I am sorry for late response @taokz, I had some personal issues holding me back... last time I did not upload the latest version of the troubleshooting notebook and yes, you were right I used the wrong link. I updated the troubleshooting notebook I posted earlier. There you can see in the section ISSUE num.2 that TabTransformer can work without categorical features.

As you are working with private/proprietary data, I would suggest the following:

  1. in the code you may see that if you set objective to binary the los default to BCEWithLogitsLoss, i.e. here and here
    • this is a same loss as use used in TabNet model in in the issue you resolved earlier
  2. Try to use import pdb; pdb.set_trace() inside the trainer.fit() to debug what ground truth and predicted values are you sending to loss function, e.g. use pdb.set_trace() here or here
  3. maybe the model has na/infinity/? values on the output, so try to (i)normalize the columns by some Scaler in scikit-learn or just by enabling scaling in Preprocessor, i.e. parameter here; (ii) use different initializer than XavierNormal

Note: Please let me know if any of this helped. It could help other people, including us, if we come across the same issue.

jrzaurin commented 10 months ago

hi @taokz , here is a full functional code using a dataset with ALL continuous cols. Maybe you could use this as a starting point to fix the issue you are experiencing:

import numpy as np

from pytorch_widedeep import Trainer
from pytorch_widedeep.models import TabTransformer, WideDeep
from pytorch_widedeep.datasets import load_california_housing
from pytorch_widedeep.callbacks import (
    EarlyStopping,
    ModelCheckpoint,
)
from pytorch_widedeep.preprocessing import TabPreprocessor

if __name__ == "__main__":

    df = load_california_housing(as_frame=True)
    df["location_x"] = np.cos(df.Latitude) * np.cos(
        df.Longitude
    )
    df["location_y"] = np.cos(df.Longitude) * np.sin(
        df.Longitude
    )
    df.drop(["Latitude", "Longitude"], axis=1, inplace=True)

    target_col = "MedHouseVal"
    target = df[target_col].values
    continuous_cols = [c for c in df.columns if c != target_col]
    tab_preprocessor = TabPreprocessor(
        continuous_cols=continuous_cols,
        cols_to_scale=continuous_cols,
        for_transformer=True,
    )
    X_tab = tab_preprocessor.fit_transform(df)

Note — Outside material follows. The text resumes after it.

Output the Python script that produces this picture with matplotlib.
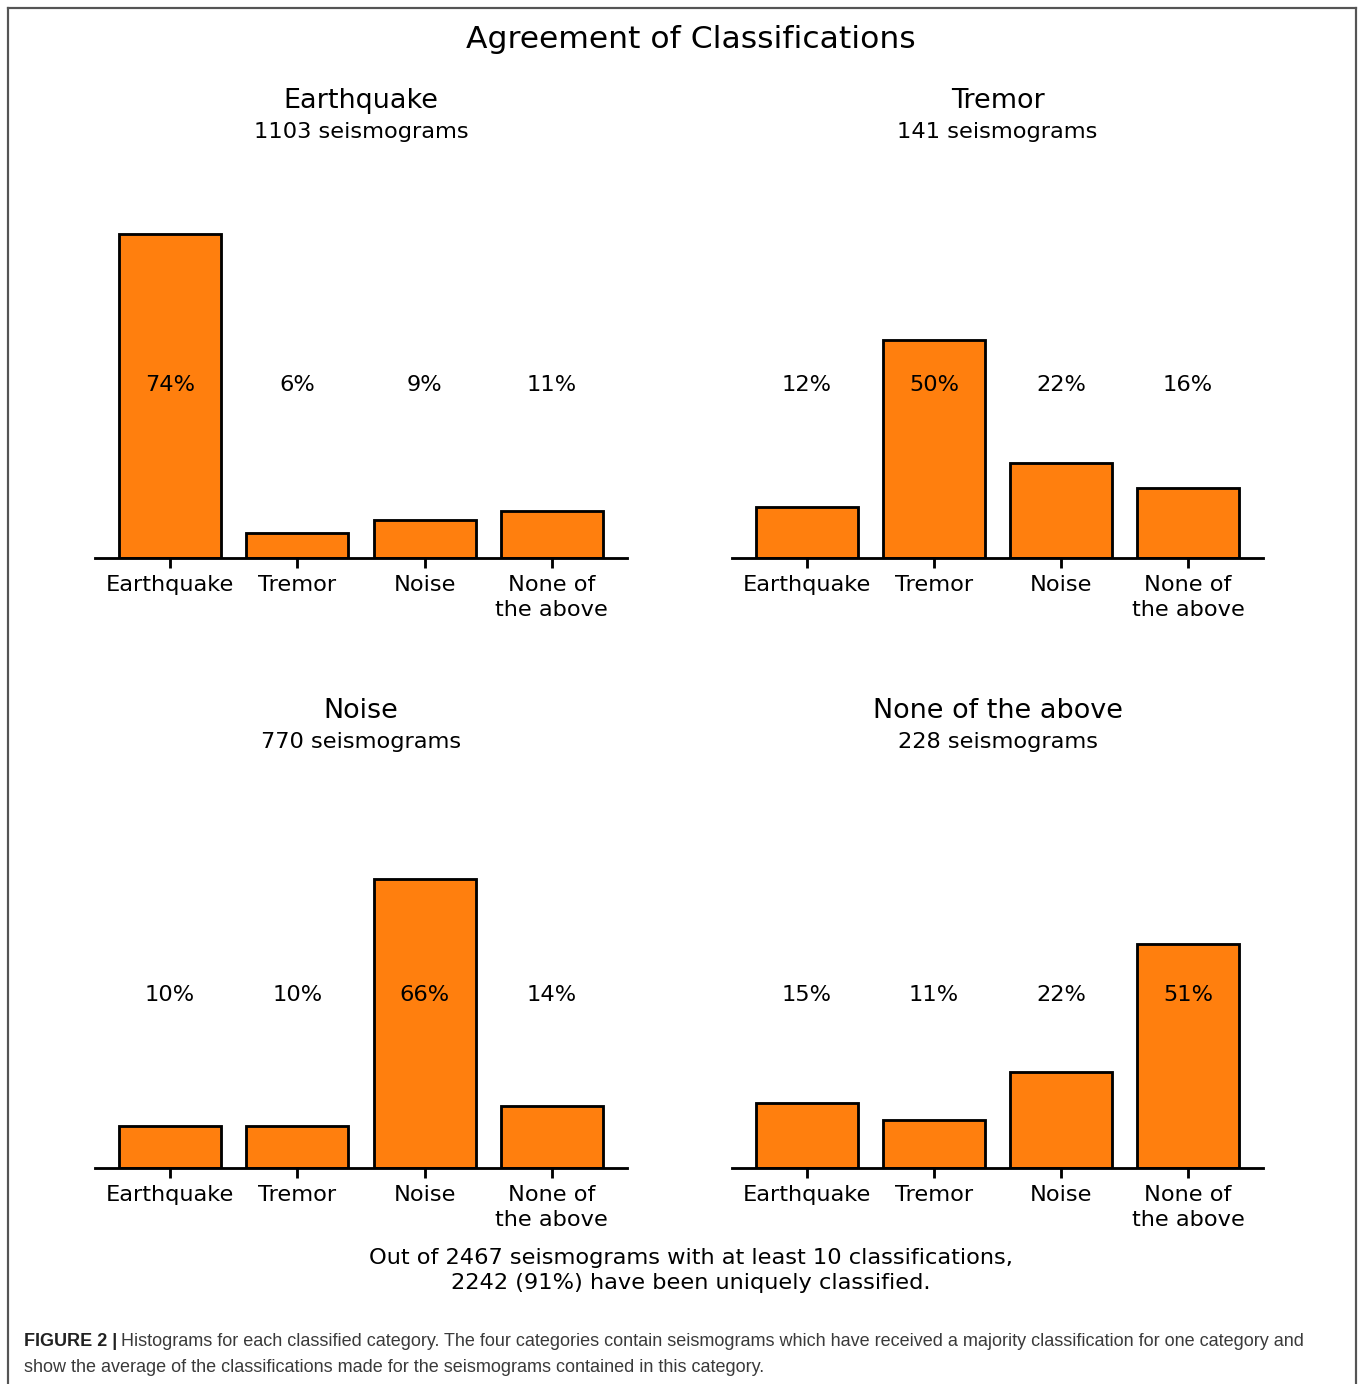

    tab_transformer = TabTransformer(
        column_idx=tab_preprocessor.column_idx,
        continuous_cols=continuous_cols,
        embed_continuous=True,
        input_dim=8,
        n_blocks=1,
        n_heads=2,
    )
    model = WideDeep(deeptabular=tab_transformer)

    callbacks = [
        EarlyStopping(patience=2),
        ModelCheckpoint(filepath="model_weights/wd_out"),
    ]
    trainer = Trainer(
        model,
        objective="regression",
        callbacks=callbacks,
    )
    trainer.fit(
        X_tab=X_tab,
        target=target,
        n_epochs=10,
        batch_size=128,
        val_split=0.2,
    )
taokz commented 10 months ago

@5uperpalo @jrzaurin Thank you for your detailed guidance! I am recently focusing on the other project, so I did not response in time. I appreciate your time and efforts!